Magnetocaloric effect in pyrochlore antiferromagnet Gd2Ti2O7

TL;DR

This study investigates the magnetocaloric effect in Gd2Ti2O7, revealing its potential for efficient low-temperature cooling due to persistent magnetic entropy and gapless local modes, supported by experiments and Monte Carlo simulations.

Contribution

It demonstrates the unique magnetocaloric properties of Gd2Ti2O7, highlighting its potential for magnetic refrigeration and providing a theoretical and experimental analysis of its entropy behavior.

Findings

Significant temperature decrease below the Curie-Weiss constant.

Optimal cooling in the field range 120-60 kOe.

Good agreement between Monte Carlo simulations and experiments.

Abstract

An adiabatic demagnetization process is studied in Gd2Ti2O7, a geometrically frustrated antiferromagnet on a pyrochlore lattice. In contrast to conventional paramagnetic salts, this compound can exhibit a temperature decrease by a factor of ten in the temperature range below the Curie-Weiss constant.
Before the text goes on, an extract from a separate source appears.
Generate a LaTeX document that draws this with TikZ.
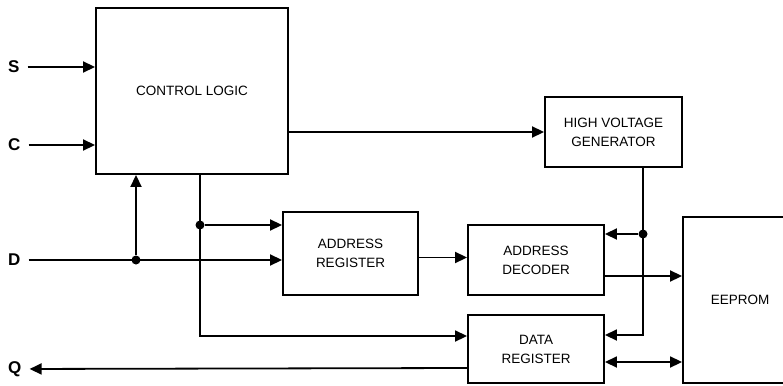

The most efficient cooling is observed in the field interval between 120 and 60 kOe corresponding to a crossover between saturated and spin-liquid phases. This phenomenon indicates that a considerable part of the magnetic entropy survives in the strongly correlated state. According to the theoretical model, this entropy is associated with a macroscopic number of local modes remaining gapless till the saturation field. Monte Carlo simulations on a classical spin model demonstrate good agreement with the experiment. The cooling power of the process is experimentally estimated with a view to possible technical applications. The results for Gd2Ti2O7 are compared to those for Gd3Ga5O12, a well-known material for low temperature magnetic refrigeration.